The biggest business mistake I ever made

What’s the worst mistake you’ve made (so far) with the empire and how did you fix it, prevent it in the future, learn from it?

This is going to be an incredibly unpopular answer, but my biggest mistake was starting the Offbeat Bride Tribe.

I started it on a whim as a way to test out a platform I was curious about, and I have regretted it ever since because A) community platforms suck and B) community management is emotionally difficult for me.

Now, let me be clear: the Tribe is a very happy mistake! 20,000 of you love it deeply and passionately, and that love totally outweighs my personal issues with forums. It’s totally worth it because you guys love it. But oh man, it has been really hard for me.

See, forums just are not my scene. I’m a blogger, not a community manager. I get deeply anxious over members fighting (like upset to the point of sweating, my heart racing, and shaking hands), frustrated by duplicate posts, baffled by people posting in the wrong place, and I bang my head over answering the same questions over and over again.

Business-wise, forums eat time and money and don’t have a great business model. I get irrationally emotional over community criticism: it hurts my feelings when frustrated members call me a “micromanager” for making changes to the community, or refer to me as the evil “THEY” (as in “Why did THEY do this!?”).

To be clear: I totally own these shortcomings. These are not the failings of the Tribe, but my failings as a community manager. My mistake was not recognizing my own limitations.

Nothing on the Empire has been more emotionally difficult for me than dealing with the Tribe. Nothing.

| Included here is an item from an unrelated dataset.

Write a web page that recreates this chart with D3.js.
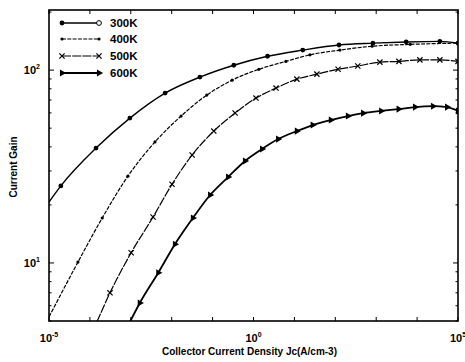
<!DOCTYPE html>
<html>
<head>
<meta charset="utf-8">
<script src="https://cdn.jsdelivr.net/npm/d3@7"></script>
<style>
  body { margin: 0; background: #fff; }
  text { font-family: "Liberation Sans", Arial, sans-serif; fill: #000; }
</style>
</head>
<body>
<div id="chart"></div>
<script>
// chart size
var svgWidth = 465;
var svgHeight = 362;

var margin = { top: 10, right: 7, bottom: 41, left: 49 };
var chartWidth = svgWidth - margin.left - margin.right;
var chartHeight = svgHeight - margin.top - margin.bottom;

// data
var seriesNames = ["300K", "400K", "500K", "600K"];

var jc300 = [1e-5, 1.95e-5, 1.41e-4, 9.5e-4, 6.9e-3, 0.049, 0.33, 2.2, 16, 123, 830, 5.4e3, 3.6e4, 1e5];
var gain300 = [20.7, 25.1, 39.4, 56.4, 76.0, 92.0, 106, 118, 127, 135, 138, 140, 141, 138];

var jc400 = [1e-5, 5.1e-5, 2.0e-4, 8.5e-4, 3.9e-3, 0.017, 0.072, 0.30, 1.35, 6.2, 24, 129, 794, 6.8e3, 1e5];
var gain400 = [5.25, 10.1, 17.1, 28.2, 42.4, 57.8, 74.2, 88.7, 101, 111, 120, 127, 133, 136, 138];

var jc500 = [1.48e-4, 3.1e-4, 1.02e-3, 3.5e-3, 0.0102, 0.0316, 0.107, 0.355, 1.15, 3.55, 11.5, 35.5, 117, 355, 1.23e3, 3.6e3, 1.17e4, 3.6e4, 1e5];
var gain500 = [4.94, 7.0, 11.3, 17.3, 25.6, 36.3, 48.3, 59.9, 71.6, 80.7, 89.8, 95.3, 101, 105, 110, 111, 113, 113, 111];

var jc600 = [9.5e-4, 1.66e-3, 4.7e-3, 0.012, 0.033, 0.087, 0.24, 0.62, 1.62, 4.0, 11.5, 28, 78, 204, 479, 1.32e3, 3.53e3, 8.9e3, 2.45e4, 5.4e4, 1e5];
var gain600 = [4.94, 6.2, 8.9, 12.5, 17.1, 22.5, 27.9, 33.8, 39.0, 43.9, 48.3, 51.9, 55.1, 57.8, 59.8, 61.4, 62.8, 64.3, 65.0, 64.3, 61.4];

var xTicks = [1e-5, 1e-4, 1e-3, 1e-2, 1e-1, 1, 10, 100, 1e3, 1e4, 1e5];
var xTickLabels = [["10", "-5"], ["10", "0"], ["10", "5"]];
var xLabelAt = [1e-5, 1, 1e5];
var yLabelAt = [10, 100];
var yTickLabels = [["10", "1"], ["10", "2"]];

var series = [
  { name: seriesNames[0], x: jc300, y: gain300, marker: "circle", dash: null, width: 1.4 },
  { name: seriesNames[1], x: jc400, y: gain400, marker: "dot", dash: "4,1.3", width: 1.2 },
  { name: seriesNames[2], x: jc500, y: gain500, marker: "cross", dash: "9,1.2", width: 1.2 },
  { name: seriesNames[3], x: jc600, y: gain600, marker: "triangle", dash: null, width: 1.8 }
];

var svg = d3.select("#chart")
  .append("svg")
  .attr("width", svgWidth)
  .attr("height", svgHeight);

var chartGroup = svg.append("g")
  .attr("transform", `translate(${margin.left}, ${margin.top})`);

var xScale = d3.scaleLog().domain([1e-5, 1e5]).range([0, chartWidth]);
var yScale = d3.scaleLog().domain([5, 205]).range([chartHeight, 0]);

// frame
chartGroup.append("rect")
  .attr("width", chartWidth)
  .attr("height", chartHeight)
  .attr("fill", "none")
  .attr("stroke", "#000")
  .attr("stroke-width", 1.6);

// ticks, inward on all four sides
var yMinor = [5, 6, 7, 8, 9, 20, 30, 40, 50, 60, 70, 80, 90, 200];
var ticks = chartGroup.append("g").attr("stroke", "#000").attr("stroke-width", 1);
xTicks.forEach(function(t) {
  ticks.append("line").attr("x1", xScale(t)).attr("x2", xScale(t)).attr("y1", chartHeight).attr("y2", chartHeight - 4);
  ticks.append("line").attr("x1", xScale(t)).attr("x2", xScale(t)).attr("y1", 0).attr("y2", 4);
});
yLabelAt.forEach(function(t) {
  ticks.append("line").attr("x1", 0).attr("x2", 5).attr("y1", yScale(t)).attr("y2", yScale(t));
  ticks.append("line").attr("x1", chartWidth).attr("x2", chartWidth - 5).attr("y1", yScale(t)).attr("y2", yScale(t));
});
yMinor.forEach(function(t) {
  ticks.append("line").attr("x1", 0).attr("x2", 2.5).attr("y1", yScale(t)).attr("y2", yScale(t));
  ticks.append("line").attr("x1", chartWidth).attr("x2", chartWidth - 2.5).attr("y1", yScale(t)).attr("y2", yScale(t));
});

// tick labels with superscripts
xLabelAt.forEach(function(t, i) {
  var tx = chartGroup.append("text")
    .attr("x", xScale(t))
    .attr("y", chartHeight + 21)
    .attr("text-anchor", "middle")
    .style("font-size", "11px")
    .style("font-weight", "bold");
  tx.append("tspan").text(xTickLabels[i][0]);
  tx.append("tspan").attr("dy", -5).style("font-size", "7px").text(xTickLabels[i][1]);
});
yLabelAt.forEach(function(t, i) {
  var tx = chartGroup.append("text")
    .attr("x", -9)
    .attr("y", yScale(t) + 4)
    .attr("text-anchor", "end")
    .style("font-size", "11px")
    .style("font-weight", "bold");
  tx.append("tspan").text(yTickLabels[i][0]);
  tx.append("tspan").attr("dy", -5).style("font-size", "7px").text(yTickLabels[i][1]);
});

// axis titles
svg.append("text")
  .attr("x", margin.left + chartWidth / 2 - 4)
  .attr("y", 355)
  .attr("text-anchor", "middle")
  .style("font-size", "10px")
  .style("font-weight", "bold")
  .text("Collector Current Density Jc(A/cm-3)");

svg.append("text")
  .attr("transform", "translate(17, 167) rotate(-90)")
  .attr("text-anchor", "middle")
  .style("font-size", "10px")
  .style("font-weight", "bold")
  .text("Current Gain");

// curves
chartGroup.append("clipPath").attr("id", "plotClip")
  .append("rect").attr("width", chartWidth).attr("height", chartHeight);

var line = d3.line()
  .x(d => xScale(d[0]))
  .y(d => yScale(d[1]))
  .curve(d3.curveMonotoneX);

function drawMarker(g, type, x, y) {
  if (type === "circle") {
    g.append("circle").attr("cx", x).attr("cy", y).attr("r", 2.4).attr("fill", "#000");
  } else if (type === "dot") {
    g.append("circle").attr("cx", x).attr("cy", y).attr("r", 1.6).attr("fill", "#000");
  } else if (type === "cross") {
    g.append("path")
      .attr("d", `M${x - 2.6},${y - 2.6}L${x + 2.6},${y + 2.6}M${x - 2.6},${y + 2.6}L${x + 2.6},${y - 2.6}`)
      .attr("stroke", "#000").attr("stroke-width", 1.2);
  } else {
    g.append("path")
      .attr("d", d3.symbol().type(d3.symbolTriangle).size(22)())
      .attr("transform", `translate(${x},${y}) rotate(90)`)
      .attr("fill", "#000");
  }
}

var plot = chartGroup.append("g").attr("clip-path", "url(#plotClip)");

series.forEach(function(s) {
  var pts = s.x.map((v, i) => [v, s.y[i]]);
  plot.append("path")
    .datum(pts)
    .attr("d", line)
    .attr("fill", "none")
    .attr("stroke", "#000")
    .attr("stroke-width", s.width)
    .attr("stroke-dasharray", s.dash);
  var mg = plot.append("g");
  pts.slice(1).forEach(function(p) {
    drawMarker(mg, s.marker, xScale(p[0]), yScale(p[1]));
  });
});

// legend
var legendY = [13, 29, 46, 63];
var legend = chartGroup.append("g");
series.forEach(function(s, i) {
  var y = legendY[i];
  legend.append("line")
    .attr("x1", 13).attr("x2", 50).attr("y1", y).attr("y2", y)
    .attr("stroke", "#000")
    .attr("stroke-width", s.width)
    .attr("stroke-dasharray", s.dash);
  drawMarker(legend, s.marker, 13, y);
  if (s.marker === "circle") {
    legend.append("circle").attr("cx", 50).attr("cy", y).attr("r", 2.4)
      .attr("fill", "#fff").attr("stroke", "#000").attr("stroke-width", 1);
  } else {
    drawMarker(legend, s.marker, 50, y);
  }
  legend.append("text")
    .attr("x", 61)
    .attr("y", y + 4)
    .style("font-size", "11.5px")
    .style("font-weight", "bold")
    .text(s.name);
});
</script>
</body>
</html>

It took me almost three years of anxiety to realize that I needed someone else to manage the community, and thank GAWD I have a community manager who agreed to take on the Sisyphean task. My emotional state vastly improved when I finally outsourced the community management to her. I’m too delicate, y’all!

It’s also been an enormous technical challenge. I’ve invested tens of thousands of dollars in development, and sometimes the Tribe still feels like a janky mess. It’s hard, expensive, frustrating, unfulfilling work. It’s worth it because people love it, but oh man.